INVESTMENT ADVISORY AND ADMINISTRATION AGREEMENT
(Money Market Portfolio)
AGREEMENT made as of ___________ , 2006 between THE
RBB FUND, INC., a Maryland corporation (herein called the
"Company"), and BLACKROCK INSTITUTIONAL MANAGEMENT CORPORATION,
a Delaware corporation (herein called the "Investment Advisor").
WHEREAS, the Company is registered as an open-end,
diversified, management investment company under the Investment
Company Act of 1940 (the "1940 Act") and currently offers
shares representing interests in seventeen separate investment
portfolios; and
WHEREAS, the Company desires to retain the Investment
Advisor to render investment advisory and administration
services with respect to the Company's Money Market Portfolio
(the "Portfolio"), and the Investment Advisor is willing to so
render such services,
NOW, THEREFORE, in consideration of the premises and
mutual covenants herein contained, and intending to be legally
bound hereby, it is agreed between the parties hereto as
follows:
1. Appointment. The Company hereby appoints the
Investment Advisor to act as investment advisor to the Company
for the Portfolio for the period and on the terms set forth in
this Agreement. The Investment Advisor accepts such appointment
and agrees to render the services herein set forth, for the
compensation herein provided. The Company's Common Stock, $.001
par value (the "Shares") has been classified into one hundred
and four different classes of Common Stock. The Portfolio
contains two classes of Shares: the Class I Shares and the
Class L Shares.
2. Delivery of Documents. The Company has furnished the
Investment Advisor with copies properly certified or
authenticated of each of the following:
(a) Articles of Incorporation of the Company, filed
with the Secretary of State of Maryland on February
29, 1988, as amended (such Articles of Incorporation,
as presently in effect and as they shall from time to
time be amended, herein called the "Articles of
Incorporation");
(b) Articles Supplementary of the Company, filed with
the Secretary of State of the State of Maryland on
March 24, 1988 and all further Articles of Supplementary filed
with the State of Maryland ("Articles Supplementary");
(c) By-Laws of the Company, as amended (such By-Laws,
as presently in effect and as they shall from time
to time be amended, herein called the "By-Laws");
(d) Resolutions of the Board of Directors of the
Company authorizing the appointment of the Investment
Advisor and the execution and delivery of this
Agreement;
(e) A copy of each Distribution Agreement between the
Company and the Company's principal underwriter (the
"Distributor") relating to any class of Shares
representing interests in the Portfolio and the form
of each related Dealer Agreement, if any, for broker-
dealers participating in the distribution of any class
of Shares representing interests in the Portfolio
("Participating Dealers");
(f) Each Plan of Distribution pursuant to Rule 12b-
1 under the 1940 Act, if any, relating to any class
of Shares representing interests in the Portfolio;
(g) Each Shareholder Servicing Agreement, if any,
relating to any class of Shares representing interests
in the Portfolio;
(h) Each Non-12b-1 Shareholder Services Plan, if any,
relating to any class of Shares representing
interests in the Portfolio;
(i) Notification of Registration of the Company under
the 1940 Act on Form N-8A as filed with the
Securities and Exchange Commission ("SEC") on March
24, 1988 and all amendments thereto;
(j) The initial Registration Statement of the Company
on Form N-lA under the Securities Act of 1933 (the
"1933 Act") (File No. 33-20827) and under the 1940 Act
filed with the SEC on March 24, 1988 relating to the
Shares, and all amendments thereto (the "Registration
Statement"); and
(k) Each Prospectus relating to any class of Shares
representing interests in the Portfolio in effect
under the 1933 Act (such prospectuses, as presently in
effect and as they shall from time to time be amended
and supplemented, are herein collectively called the
"Prospectuses").
The Company will furnish the Investment Advisor from
time to time with copies, properly certified or authenticated,
of all amendments of or supplements to the foregoing, if any.

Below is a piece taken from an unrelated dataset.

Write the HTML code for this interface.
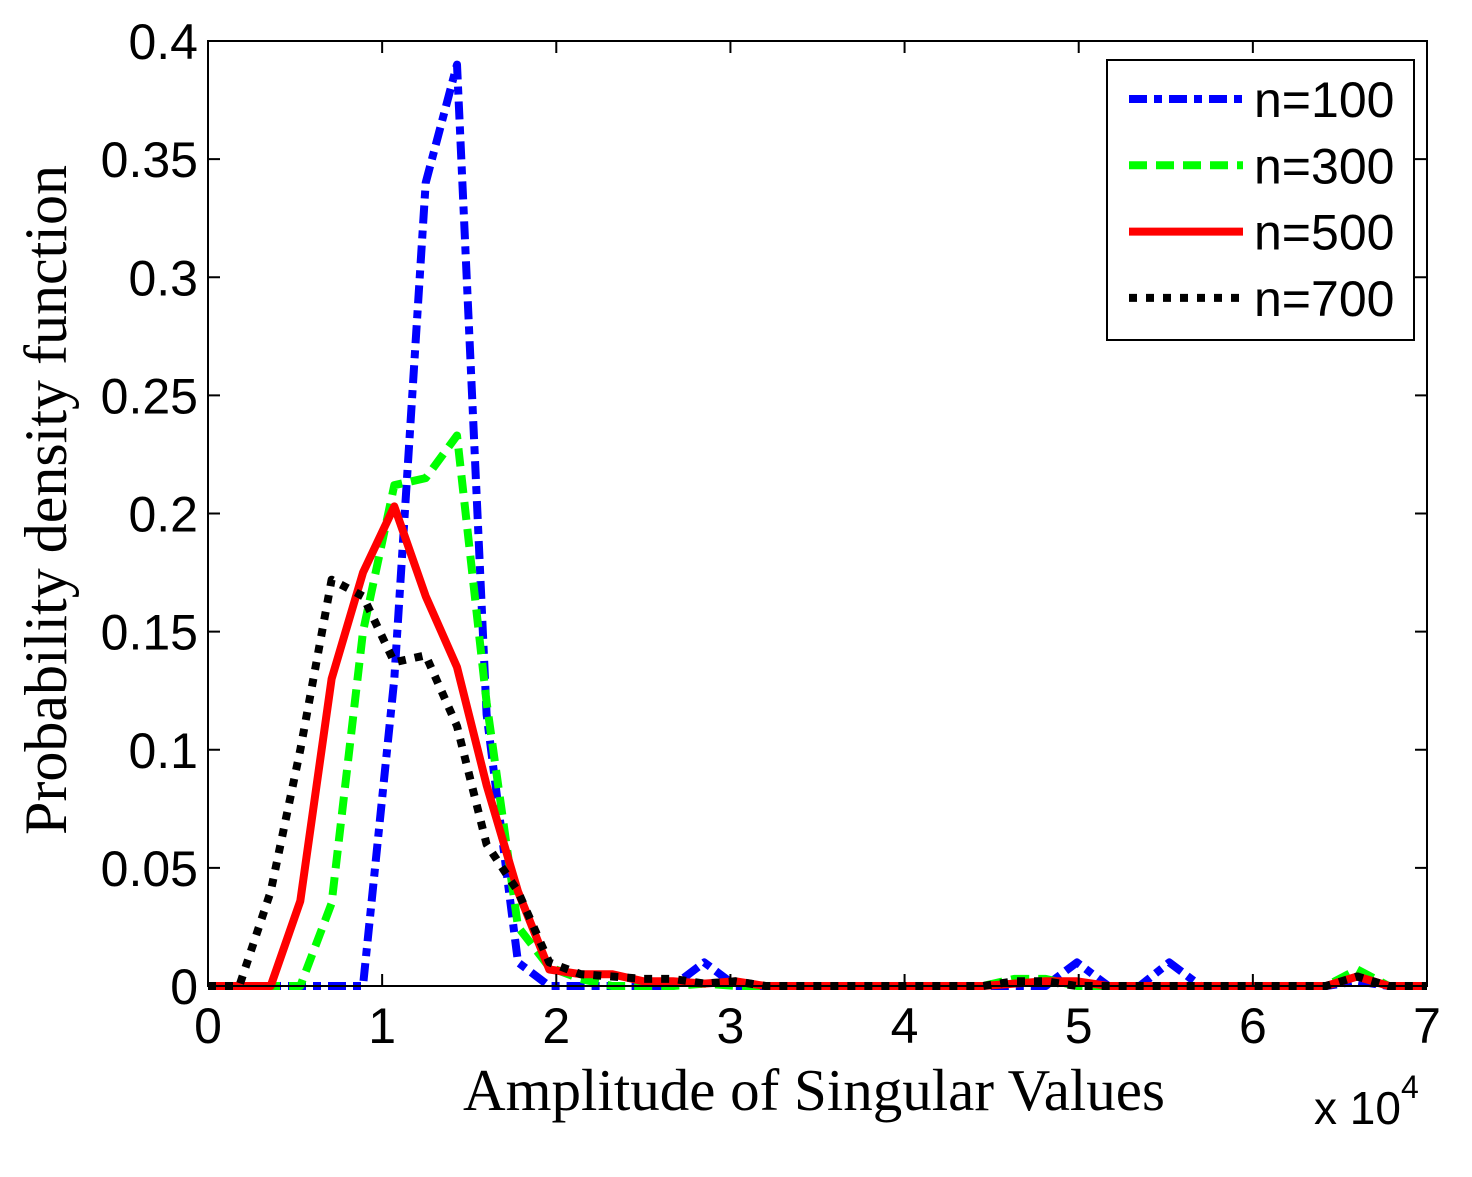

3. Management of the Portfolio. Subject to the
supervision of the Board of Directors of the Company, the
Investment Advisor will provide for the overall management of
the Portfolio, including (i) the provision of a continuous
investment program for the Portfolio, including investment
research and management with respect to all securities,
investments, cash and cash equivalents in the Portfolio, (ii)
the determination from time to time of what securities and other
investments will be purchased, retained or sold by the Company
for the Portfolio, (iii) the placement of orders for all
purchases and sales made for the Portfolio, and (iv)
coordination of contractual relationships and communications
between the Company and its contractual service providers. The
Investment Advisor will provide the services rendered by it
hereunder in accordance with the investment objectives,
restrictions and policies of the Portfolio as stated in the
applicable Prospectus and the applicable statement of additional
information contained in the Registration Statement. The
Investment Advisor further agrees that it will maintain all
books and records with respect to the securities transactions of
the Portfolio, keep its respective books of account and will
render to the Company's Board of Directors such periodic and
special reports as the Board may request.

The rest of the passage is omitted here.